You need IaC if your tech-stack is very flexible, for example if your developers play around with new technologies every view days or weeks. You need IaC if you add additional servers every day or week. You need IaC if you have a very big server network, i.e. >100 servers. You need IaC if your infrastructure team consists of >5-10 employees (presumed, that you'll also implement guidelines on how to use IaC). In all other cases you don't need IaC. IaC is only another hype, but in the end it's only needed for very flexible or very big environments. And this doesn't apply to most of the small- and mid-size IT companies.
What you should consider
If you decide to use IaC you should consider some points:
- Set very strict guidelines on how to use IaC. Especially the reusability of modules is a big pain point in most of the companies. If a module is not reusable it's not a module! And it must be tested if a module is really reusable!

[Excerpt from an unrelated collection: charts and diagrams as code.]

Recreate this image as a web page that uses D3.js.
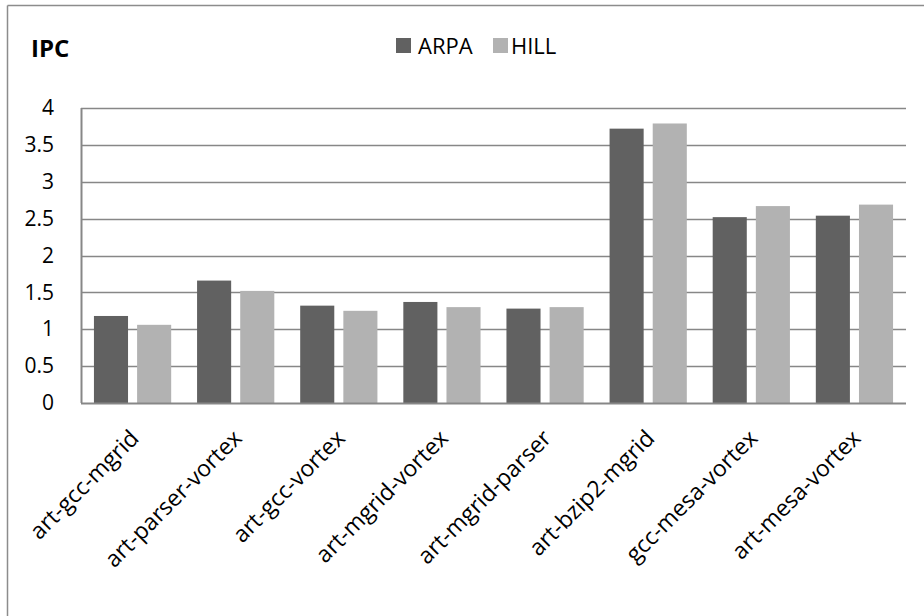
<!DOCTYPE html>
<html>
<head>
<meta charset="utf-8">
<script src="https://cdn.jsdelivr.net/npm/d3@7"></script>
<style>
  html, body { margin: 0; padding: 0; background: #fff; }
  svg { display: block; font-family: "Open Sans", Lato, sans-serif; }
</style>
</head>
<body>
<svg id="chart" width="924" height="616"></svg>
<script>
// Workload pairs and instructions-per-cycle for each scheme
const categories = [
  "art-gcc-mgrid", "art-parser-vortex", "art-gcc-vortex", "art-mgrid-vortex",
  "art-mgrid-parser", "art-bzip2-mgrid", "gcc-mesa-vortex", "art-mesa-vortex"
];
const seriesNames = ["ARPA", "HILL"];
const arpaValues = [1.18, 1.66, 1.32, 1.37, 1.28, 3.72, 2.52, 2.54];
const hillValues = [1.06, 1.52, 1.25, 1.30, 1.30, 3.79, 2.67, 2.69];
const yTicks = [0, 0.5, 1, 1.5, 2, 2.5, 3, 3.5, 4];
const seriesColors = ["#616161", "#b2b2b2"];

const svg = d3.select("#chart");
const W = 924, H = 616;
const plot = { left: 81, right: 906, top: 108, bottom: 403 };
const FONT = "'Open Sans', Lato, sans-serif";

// Outer chart frame (top and left edges visible)
svg.append("line").attr("x1", 7.5).attr("x2", W).attr("y1", 5.5).attr("y2", 5.5)
  .attr("stroke", "#8c8c8c").attr("stroke-width", 1.5);
svg.append("line").attr("x1", 7.5).attr("x2", 7.5).attr("y1", 5.5).attr("y2", H)
  .attr("stroke", "#8c8c8c").attr("stroke-width", 1.5);

const x = d3.scaleBand().domain(categories).range([plot.left, plot.right]).padding(0);
const y = d3.scaleLinear().domain([0, 4]).range([plot.bottom, plot.top]);
const xInner = d3.scaleBand().domain(seriesNames).range([0, x.bandwidth()])
  .paddingInner(0.21).paddingOuter(0.30);

// Horizontal gridlines
svg.append("g")
  .selectAll("line").data(yTicks.filter(t => t > 0)).join("line")
  .attr("x1", plot.left).attr("x2", plot.right)
  .attr("y1", d => Math.round(y(d)) + 0.5).attr("y2", d => Math.round(y(d)) + 0.5)
  .attr("stroke", "#878787").attr("stroke-width", 1.7);

// Bars
const rows = categories.map((c, i) => ({ c, vals: [arpaValues[i], hillValues[i]] }));
svg.append("g").selectAll("g").data(rows).join("g")
  .attr("transform", d => `translate(${x(d.c)},0)`)
  .selectAll("rect").data(d => d.vals.map((v, j) => ({ v, s: seriesNames[j], j })))
  .join("rect")
  .attr("x", d => xInner(d.s))
  .attr("width", xInner.bandwidth())
  .attr("y", d => y(d.v))
  .attr("height", d => y(0) - y(d.v))
  .attr("fill", d => seriesColors[d.j]);

// Axis lines
svg.append("line").attr("x1", plot.left).attr("x2", plot.right)
  .attr("y1", plot.bottom + 0.5).attr("y2", plot.bottom + 0.5)
  .attr("stroke", "#878787").attr("stroke-width", 2);
svg.append("line").attr("x1", plot.left + 0.5).attr("x2", plot.left + 0.5)
  .attr("y1", plot.top).attr("y2", plot.bottom)
  .attr("stroke", "#878787").attr("stroke-width", 2);

// Y axis labels
const yAxis = d3.axisLeft(y).tickValues(yTicks).tickSize(0).tickPadding(27)
  .tickFormat(d => String(d));
const yg = svg.append("g").attr("transform", `translate(${plot.left},0)`).call(yAxis);
yg.select(".domain").remove();
yg.selectAll("text").attr("font-size", 21).attr("fill", "#000")
  .attr("font-family", FONT);

// X axis labels, rotated
const xAxis = d3.axisBottom(x).tickSize(0).tickPadding(0);
const xg = svg.append("g").attr("transform", `translate(0,${plot.bottom})`).call(xAxis);
xg.select(".domain").remove();
xg.selectAll("text")
  .attr("font-size", 23).attr("fill", "#000")
  .attr("font-family", FONT)
  .attr("text-anchor", "end")
  .attr("dy", "0.35em")
  .attr("transform", "translate(2,31) rotate(-45)");

// Axis title
svg.append("text").attr("x", 31).attr("y", 57).text("IPC")
  .attr("font-size", 24).attr("font-weight", "bold").attr("fill", "#000")
  .attr("font-family", FONT);

// Legend
const legend = svg.append("g").attr("transform", "translate(396,38)");
const legendOffsets = [0, 97];
seriesNames.forEach((s, i) => {
  const g = legend.append("g").attr("transform", `translate(${legendOffsets[i]},0)`);
  g.append("rect").attr("width", 15).attr("height", 15).attr("fill", seriesColors[i]);
  g.append("text").attr("x", i === 0 ? 22 : 18).attr("y", 15.5).text(s)
    .attr("font-size", 22).attr("fill", "#000").attr("font-family", FONT);
});
</script>
</body>
</html>
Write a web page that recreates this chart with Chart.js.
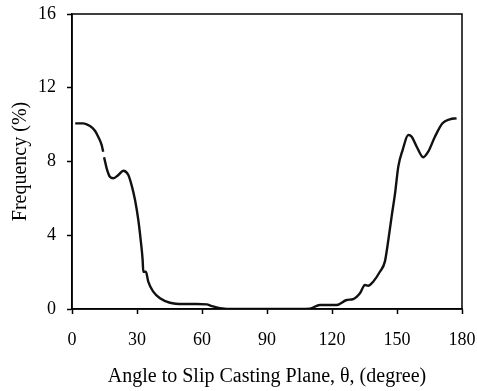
<!DOCTYPE html>
<html>
<head>
<meta charset="utf-8">
<script src="https://cdn.jsdelivr.net/npm/chart.js@4"></script>
<style>
  html, body { margin: 0; padding: 0; background: #fff; }
</style>
</head>
<body>
<canvas id="freqChart" width="477" height="391"></canvas>
<script>
// 각도 (degree) 와 빈도 (%)
const angles = [1.5, 5.2, 8.3, 10.6, 12.1, 13.7, 14.4, 14.6, 14.8, 16, 17.5, 19.1, 21.4, 23.7, 26, 27.5,
  29.1, 30.6, 31.7, 32.6, 32.9, 34.1, 35.2, 37.5, 40.6, 45.2, 51.4, 57.5, 62.2, 64.5, 68.3, 75, 90, 105,
  109.8, 114.4, 122.1, 126.8, 129.8, 132.9, 135.2, 136.7, 139, 142.1, 144.4, 146, 147.5, 149.1, 150.6,
  152.6, 155.2, 156.8, 159.1, 162.1, 164.4, 167.5, 171, 174.4, 177.5];
const frequency = [10.07, 10.07, 9.92, 9.67, 9.34, 8.89, 8.53, null, 8.23, 7.63, 7.17, 7.09, 7.27, 7.5, 7.27, 6.72,
  5.91, 4.83, 3.74, 2.66, 2.02, 2.02, 1.48, 0.94, 0.58, 0.34, 0.27, 0.27, 0.25, 0.16, 0.05, 0, 0, 0,
  0.02, 0.22, 0.22, 0.49, 0.54, 0.85, 1.3, 1.26, 1.48, 2.02, 2.57, 3.74, 5.0, 6.27, 7.72,
  8.62, 9.44, 9.34, 8.8, 8.23, 8.53, 9.34, 10.07, 10.29, 10.34];
const xTicks = [0, 30, 60, 90, 120, 150, 180];
const yTicks = [0, 4, 8, 12, 16];

const serif = "'Liberation Serif', 'Times New Roman', serif";

// 위/오른쪽 테두리
const frameBox = {
  id: "frameBox",
  afterDraw(chart) {
    const { ctx, chartArea: a } = chart;
    ctx.save();
    ctx.strokeStyle = "#000";
    ctx.lineWidth = 1.5;
    ctx.strokeRect(a.left, a.top, a.right - a.left, a.bottom - a.top);
    ctx.restore();
  },
};

const ctx = document.getElementById("freqChart").getContext("2d");
new Chart(ctx, {
  type: "line",
  data: {
    datasets: [
      {
        data: angles.map((a, i) => ({ x: a, y: frequency[i] })),
        borderColor: "#111",
        borderWidth: 2.4,
        pointRadius: 0,
        cubicInterpolationMode: "monotone",
        spanGaps: false,
      },
    ],
  },
  options: {
    responsive: false,
    animation: false,
    devicePixelRatio: 1,
    layout: { padding: { top: 14, right: 15, left: 0, bottom: 0 } },
    scales: {
      x: {
        type: "linear",
        min: 0,
        max: 180,
        afterBuildTicks: (s) => { s.ticks = xTicks.map((v) => ({ value: v })); },
        afterFit: (s) => { s.height = 82; s.paddingLeft = 0; s.paddingRight = 0; },
        ticks: { color: "#000", padding: 15, font: { family: serif, size: 18 } },
        grid: { drawOnChartArea: false, color: "#000", tickLength: 5, tickWidth: 1.5 },
        border: { color: "#000", width: 1.5 },
        title: {
          display: true,
          text: "Angle to Slip Casting Plane, θ, (degree)",
          color: "#000",
          font: { family: serif, size: 20 },
          padding: { top: 0, bottom: 2 },
        },
      },
      y: {
        min: 0,
        max: 16,
        afterBuildTicks: (s) => { s.ticks = yTicks.map((v) => ({ value: v })); },
        afterFit: (s) => { s.width = 72; s.paddingTop = 0; s.paddingBottom = 0; },
        ticks: { color: "#000", padding: 11, font: { family: serif, size: 18 } },
        grid: { drawOnChartArea: false, color: "#000", tickLength: 5, tickWidth: 1.5 },
        border: { color: "#000", width: 1.5 },
        title: {
          display: true,
          text: "Frequency (%)",
          color: "#000",
          font: { family: serif, size: 20 },
          padding: { top: 9, bottom: 0 },
        },
      },
    },
    plugins: {
      legend: { display: false },
      tooltip: { enabled: false },
    },
  },
  plugins: [frameBox],
});
</script>
</body>
</html>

- Provide additional documentation. Even if your sysadmin thinks that the code of your IaC is enough documentation, ask for data flow diagrams, documentation of the repository content etc.. It will save a lot of time for your developers!
- Track and calculate the time, that is needed by your sysadmins for IaC. If they need longer than with a manual setup of the servers, stop it immediately!
- Ask other departments if they still understand your environment. IaC is an additional abstraction layer, that may be confusing for other employees, as long as they don't have additional documentation (see 2.).
- Ask your external partners, if they can work with the tools you use. Else your sysadmins will spend a lot of time to integrate the setups of your external partners into your IaC.
- 6. Do a cost calculation. If the time saved by IaC doesn't significantly exceed the time your sysadmins normally need to set up new servers, it's not worth to use it.
Conclusion
If you really decide to use IaC, you should do some simple calculations and think about some points.
How much time will it need to integrate my current infrastructure into IaC?
Which tools has my infrastructure team to maintain additionally to my tech stack?
What are the costs for the time your sysadmins need to integrate your infrastructure into IaC and how much time to they really save with this step?
Is my server environment really highly flexible and/or scalable to justify the high costs for the setup?
Who will manage the current environment until the switch to the new environment can be done?
And don't forget to evaluate the tools before you use them. The biggest chaos arises, when you use tools which doesn't fit your requirements. "This tools is cool" from the mouth of your sysadmins is not evaluation!